What is required: Your task is to repeat the lines below exactly, excluding any pictures they contain.

Given data:
• • • •
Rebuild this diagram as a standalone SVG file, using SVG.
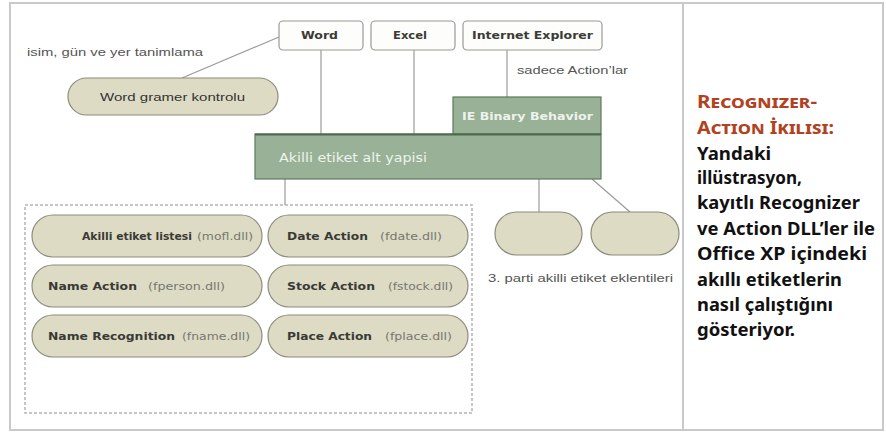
<svg xmlns="http://www.w3.org/2000/svg" width="886" height="432" viewBox="0 0 886 432">
<style>
.frame{fill:#fff;stroke:#c9c9c9;stroke-width:2}
.box{fill:#fdfdfb;stroke:#9a9a94;stroke-width:1.2}
.pill{fill:#dddbc4;stroke:#8d8c7c;stroke-width:1.2}
.green{fill:#98b197;stroke:#5d7a5c;stroke-width:1.2}
.line{stroke:#9a9a9a;stroke-width:1.2;fill:none}
.dash{fill:none;stroke:#b4b4b4;stroke-width:1.5;stroke-dasharray:3 2}
.b{font-family:"DejaVu Sans",Verdana,sans-serif;font-weight:bold;font-size:10px;fill:#3a3a36}
.l{font-family:"DejaVu Sans",Verdana,sans-serif;font-size:10px;fill:#77776f}
.r{font-family:"Liberation Sans",Arial,sans-serif;font-size:11px;fill:#555}
.w{font-family:"DejaVu Sans",Verdana,sans-serif;font-weight:bold;fill:#eef3ec}
.h{font-family:"Noto Sans","Open Sans",sans-serif;font-weight:bold;font-size:17px;fill:#b2421f;font-variant:small-caps}
.t{font-family:"Noto Sans","Open Sans",sans-serif;font-weight:bold;font-size:17px;fill:#111}
</style>
<rect class="frame" x="10" y="3" width="873" height="427"/>
<line x1="683" y1="3" x2="683" y2="430" stroke="#c9c9c9" stroke-width="2"/>

<g id="connectors">
<line class="line" x1="182" y1="78" x2="279" y2="37"/>
<line class="line" x1="321" y1="50" x2="321" y2="134"/>
<line class="line" x1="414" y1="50" x2="414" y2="134"/>
<line class="line" x1="507" y1="50" x2="507" y2="97"/>
<line class="line" x1="285" y1="179" x2="285" y2="205"/>
<line class="line" x1="539" y1="179" x2="539" y2="212"/>
<line class="line" x1="592" y1="179" x2="630" y2="212"/>
</g>

<g id="label-isim"><text class="r" x="27" y="56" textLength="176" lengthAdjust="spacingAndGlyphs">isim, gün ve yer tanimlama</text></g>
<g id="label-sadece"><text class="r" x="517" y="74" textLength="111" lengthAdjust="spacingAndGlyphs">sadece Action’lar</text></g>

<g id="word"><rect class="box" x="279" y="21" width="84" height="29" rx="4"/><text class="b" x="301" y="39" textLength="37" lengthAdjust="spacingAndGlyphs">Word</text></g>
<g id="excel"><rect class="box" x="371" y="21" width="84" height="29" rx="4"/><text class="b" x="393" y="39" textLength="34" lengthAdjust="spacingAndGlyphs">Excel</text></g>
<g id="ie"><rect class="box" x="463" y="21" width="139" height="29" rx="4"/><text class="b" x="472" y="39" textLength="121" lengthAdjust="spacingAndGlyphs">Internet Explorer</text></g>

<g id="word-gramer"><rect class="pill" x="68" y="78" width="210" height="37" rx="18.5"/><text class="r" x="100" y="101" fill="#333" style="fill:#333" textLength="145" lengthAdjust="spacingAndGlyphs">Word gramer kontrolu</text></g>

<g id="ie-binary"><rect class="green" x="453" y="97" width="148" height="37"/><text class="w" x="462" y="120" font-size="10" textLength="131" lengthAdjust="spacingAndGlyphs">IE Binary Behavior</text></g>
<g id="akilli-alt-yapi"><rect class="green" x="255" y="134" width="346" height="45"/><line x1="255" y1="134.5" x2="601" y2="134.5" stroke="#4f6a4e" stroke-width="2"/><text class="w" x="279" y="162" font-size="12" style="font-weight:normal" textLength="148" lengthAdjust="spacingAndGlyphs">Akilli etiket alt yapisi</text></g>

<rect class="dash" x="25" y="205" width="447" height="208"/>

<g id="akilli-liste"><rect class="pill" x="32" y="215" width="230" height="42" rx="21"/><text class="b" x="82" y="240" textLength="110" lengthAdjust="spacingAndGlyphs">Akilli etiket listesi</text><text class="l" x="197" y="240" textLength="56" lengthAdjust="spacingAndGlyphs">(mofl.dll)</text></g>
<g id="name-action"><rect class="pill" x="32" y="265" width="230" height="42" rx="21"/><text class="b" x="48" y="290" textLength="89" lengthAdjust="spacingAndGlyphs">Name Action</text><text class="l" x="148" y="290" textLength="77" lengthAdjust="spacingAndGlyphs">(fperson.dll)</text></g>
<g id="name-recognition"><rect class="pill" x="32" y="315" width="230" height="42" rx="21"/><text class="b" x="48" y="340" textLength="127" lengthAdjust="spacingAndGlyphs">Name Recognition</text><text class="l" x="182" y="340" textLength="68" lengthAdjust="spacingAndGlyphs">(fname.dll)</text></g>
<g id="date-action"><rect class="pill" x="268" y="215" width="200" height="42" rx="21"/><text class="b" x="287" y="240" textLength="81" lengthAdjust="spacingAndGlyphs">Date Action</text><text class="l" x="380" y="240" textLength="62" lengthAdjust="spacingAndGlyphs">(fdate.dll)</text></g>
<g id="stock-action"><rect class="pill" x="268" y="265" width="200" height="42" rx="21"/><text class="b" x="287" y="290" textLength="88" lengthAdjust="spacingAndGlyphs">Stock Action</text><text class="l" x="388" y="290" textLength="65" lengthAdjust="spacingAndGlyphs">(fstock.dll)</text></g>
<g id="place-action"><rect class="pill" x="268" y="315" width="200" height="42" rx="21"/><text class="b" x="287" y="340" textLength="85" lengthAdjust="spacingAndGlyphs">Place Action</text><text class="l" x="385" y="340" textLength="67" lengthAdjust="spacingAndGlyphs">(fplace.dll)</text></g>

<g id="parti-1"><rect class="pill" x="495" y="212" width="87" height="43" rx="21.5"/></g>
<g id="parti-2"><rect class="pill" x="591" y="212" width="88" height="43" rx="21.5"/></g>
<g id="label-parti"><text class="r" x="488" y="282" textLength="185" lengthAdjust="spacingAndGlyphs">3. parti akilli etiket eklentileri</text></g>

<g id="caption">
<text class="h" x="697" y="108" textLength="120" lengthAdjust="spacingAndGlyphs">Recognizer-</text>
<text class="h" x="697" y="134" textLength="137" lengthAdjust="spacingAndGlyphs">Action İkilisi:</text>
<text class="t" x="697" y="160" textLength="74" lengthAdjust="spacingAndGlyphs">Yandaki</text>
<text class="t" x="697" y="184" textLength="105" lengthAdjust="spacingAndGlyphs">illüstrasyon,</text>
<text class="t" x="697" y="209" textLength="163" lengthAdjust="spacingAndGlyphs">kayıtlı Recognizer</text>
<text class="t" x="697" y="235" textLength="178" lengthAdjust="spacingAndGlyphs">ve Action DLL’ler ile</text>
<text class="t" x="697" y="260" textLength="170" lengthAdjust="spacingAndGlyphs">Office XP içindeki</text>
<text class="t" x="697" y="286" textLength="145" lengthAdjust="spacingAndGlyphs">akıllı etiketlerin</text>
<text class="t" x="697" y="311" textLength="136" lengthAdjust="spacingAndGlyphs">nasıl çalıştığını</text>
<text class="t" x="697" y="336" textLength="98" lengthAdjust="spacingAndGlyphs">gösteriyor.</text>
</g>
</svg>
• • • •
Written answer:
Rebuild this diagram as a standalone SVG file, using SVG.
<svg xmlns="http://www.w3.org/2000/svg" width="886" height="432" viewBox="0 0 886 432">
<style>
.frame{fill:#fff;stroke:#c9c9c9;stroke-width:2}
.box{fill:#fdfdfb;stroke:#9a9a94;stroke-width:1.2}
.pill{fill:#dddbc4;stroke:#8d8c7c;stroke-width:1.2}
.green{fill:#98b197;stroke:#5d7a5c;stroke-width:1.2}
.line{stroke:#9a9a9a;stroke-width:1.2;fill:none}
.dash{fill:none;stroke:#b4b4b4;stroke-width:1.5;stroke-dasharray:3 2}
.b{font-family:"DejaVu Sans",Verdana,sans-serif;font-weight:bold;font-size:10px;fill:#3a3a36}
.l{font-family:"DejaVu Sans",Verdana,sans-serif;font-size:10px;fill:#77776f}
.r{font-family:"Liberation Sans",Arial,sans-serif;font-size:11px;fill:#555}
.w{font-family:"DejaVu Sans",Verdana,sans-serif;font-weight:bold;fill:#eef3ec}
.h{font-family:"Noto Sans","Open Sans",sans-serif;font-weight:bold;font-size:17px;fill:#b2421f;font-variant:small-caps}
.t{font-family:"Noto Sans","Open Sans",sans-serif;font-weight:bold;font-size:17px;fill:#111}
</style>
<rect class="frame" x="10" y="3" width="873" height="427"/>
<line x1="683" y1="3" x2="683" y2="430" stroke="#c9c9c9" stroke-width="2"/>

<g id="connectors">
<line class="line" x1="182" y1="78" x2="279" y2="37"/>
<line class="line" x1="321" y1="50" x2="321" y2="134"/>
<line class="line" x1="414" y1="50" x2="414" y2="134"/>
<line class="line" x1="507" y1="50" x2="507" y2="97"/>
<line class="line" x1="285" y1="179" x2="285" y2="205"/>
<line class="line" x1="539" y1="179" x2="539" y2="212"/>
<line class="line" x1="592" y1="179" x2="630" y2="212"/>
</g>

<g id="label-isim"><text class="r" x="27" y="56" textLength="176" lengthAdjust="spacingAndGlyphs">isim, gün ve yer tanimlama</text></g>
<g id="label-sadece"><text class="r" x="517" y="74" textLength="111" lengthAdjust="spacingAndGlyphs">sadece Action’lar</text></g>

<g id="word"><rect class="box" x="279" y="21" width="84" height="29" rx="4"/><text class="b" x="301" y="39" textLength="37" lengthAdjust="spacingAndGlyphs">Word</text></g>
<g id="excel"><rect class="box" x="371" y="21" width="84" height="29" rx="4"/><text class="b" x="393" y="39" textLength="34" lengthAdjust="spacingAndGlyphs">Excel</text></g>
<g id="ie"><rect class="box" x="463" y="21" width="139" height="29" rx="4"/><text class="b" x="472" y="39" textLength="121" lengthAdjust="spacingAndGlyphs">Internet Explorer</text></g>

<g id="word-gramer"><rect class="pill" x="68" y="78" width="210" height="37" rx="18.5"/><text class="r" x="100" y="101" fill="#333" style="fill:#333" textLength="145" lengthAdjust="spacingAndGlyphs">Word gramer kontrolu</text></g>

<g id="ie-binary"><rect class="green" x="453" y="97" width="148" height="37"/><text class="w" x="462" y="120" font-size="10" textLength="131" lengthAdjust="spacingAndGlyphs">IE Binary Behavior</text></g>
<g id="akilli-alt-yapi"><rect class="green" x="255" y="134" width="346" height="45"/><line x1="255" y1="134.5" x2="601" y2="134.5" stroke="#4f6a4e" stroke-width="2"/><text class="w" x="279" y="162" font-size="12" style="font-weight:normal" textLength="148" lengthAdjust="spacingAndGlyphs">Akilli etiket alt yapisi</text></g>

<rect class="dash" x="25" y="205" width="447" height="208"/>

<g id="akilli-liste"><rect class="pill" x="32" y="215" width="230" height="42" rx="21"/><text class="b" x="82" y="240" textLength="110" lengthAdjust="spacingAndGlyphs">Akilli etiket listesi</text><text class="l" x="197" y="240" textLength="56" lengthAdjust="spacingAndGlyphs">(mofl.dll)</text></g>
<g id="name-action"><rect class="pill" x="32" y="265" width="230" height="42" rx="21"/><text class="b" x="48" y="290" textLength="89" lengthAdjust="spacingAndGlyphs">Name Action</text><text class="l" x="148" y="290" textLength="77" lengthAdjust="spacingAndGlyphs">(fperson.dll)</text></g>
<g id="name-recognition"><rect class="pill" x="32" y="315" width="230" height="42" rx="21"/><text class="b" x="48" y="340" textLength="127" lengthAdjust="spacingAndGlyphs">Name Recognition</text><text class="l" x="182" y="340" textLength="68" lengthAdjust="spacingAndGlyphs">(fname.dll)</text></g>
<g id="date-action"><rect class="pill" x="268" y="215" width="200" height="42" rx="21"/><text class="b" x="287" y="240" textLength="81" lengthAdjust="spacingAndGlyphs">Date Action</text><text class="l" x="380" y="240" textLength="62" lengthAdjust="spacingAndGlyphs">(fdate.dll)</text></g>
<g id="stock-action"><rect class="pill" x="268" y="265" width="200" height="42" rx="21"/><text class="b" x="287" y="290" textLength="88" lengthAdjust="spacingAndGlyphs">Stock Action</text><text class="l" x="388" y="290" textLength="65" lengthAdjust="spacingAndGlyphs">(fstock.dll)</text></g>
<g id="place-action"><rect class="pill" x="268" y="315" width="200" height="42" rx="21"/><text class="b" x="287" y="340" textLength="85" lengthAdjust="spacingAndGlyphs">Place Action</text><text class="l" x="385" y="340" textLength="67" lengthAdjust="spacingAndGlyphs">(fplace.dll)</text></g>

<g id="parti-1"><rect class="pill" x="495" y="212" width="87" height="43" rx="21.5"/></g>
<g id="parti-2"><rect class="pill" x="591" y="212" width="88" height="43" rx="21.5"/></g>
<g id="label-parti"><text class="r" x="488" y="282" textLength="185" lengthAdjust="spacingAndGlyphs">3. parti akilli etiket eklentileri</text></g>

<g id="caption">
<text class="h" x="697" y="108" textLength="120" lengthAdjust="spacingAndGlyphs">Recognizer-</text>
<text class="h" x="697" y="134" textLength="137" lengthAdjust="spacingAndGlyphs">Action İkilisi:</text>
<text class="t" x="697" y="160" textLength="74" lengthAdjust="spacingAndGlyphs">Yandaki</text>
<text class="t" x="697" y="184" textLength="105" lengthAdjust="spacingAndGlyphs">illüstrasyon,</text>
<text class="t" x="697" y="209" textLength="163" lengthAdjust="spacingAndGlyphs">kayıtlı Recognizer</text>
<text class="t" x="697" y="235" textLength="178" lengthAdjust="spacingAndGlyphs">ve Action DLL’ler ile</text>
<text class="t" x="697" y="260" textLength="170" lengthAdjust="spacingAndGlyphs">Office XP içindeki</text>
<text class="t" x="697" y="286" textLength="145" lengthAdjust="spacingAndGlyphs">akıllı etiketlerin</text>
<text class="t" x="697" y="311" textLength="136" lengthAdjust="spacingAndGlyphs">nasıl çalıştığını</text>
<text class="t" x="697" y="336" textLength="98" lengthAdjust="spacingAndGlyphs">gösteriyor.</text>
</g>
</svg>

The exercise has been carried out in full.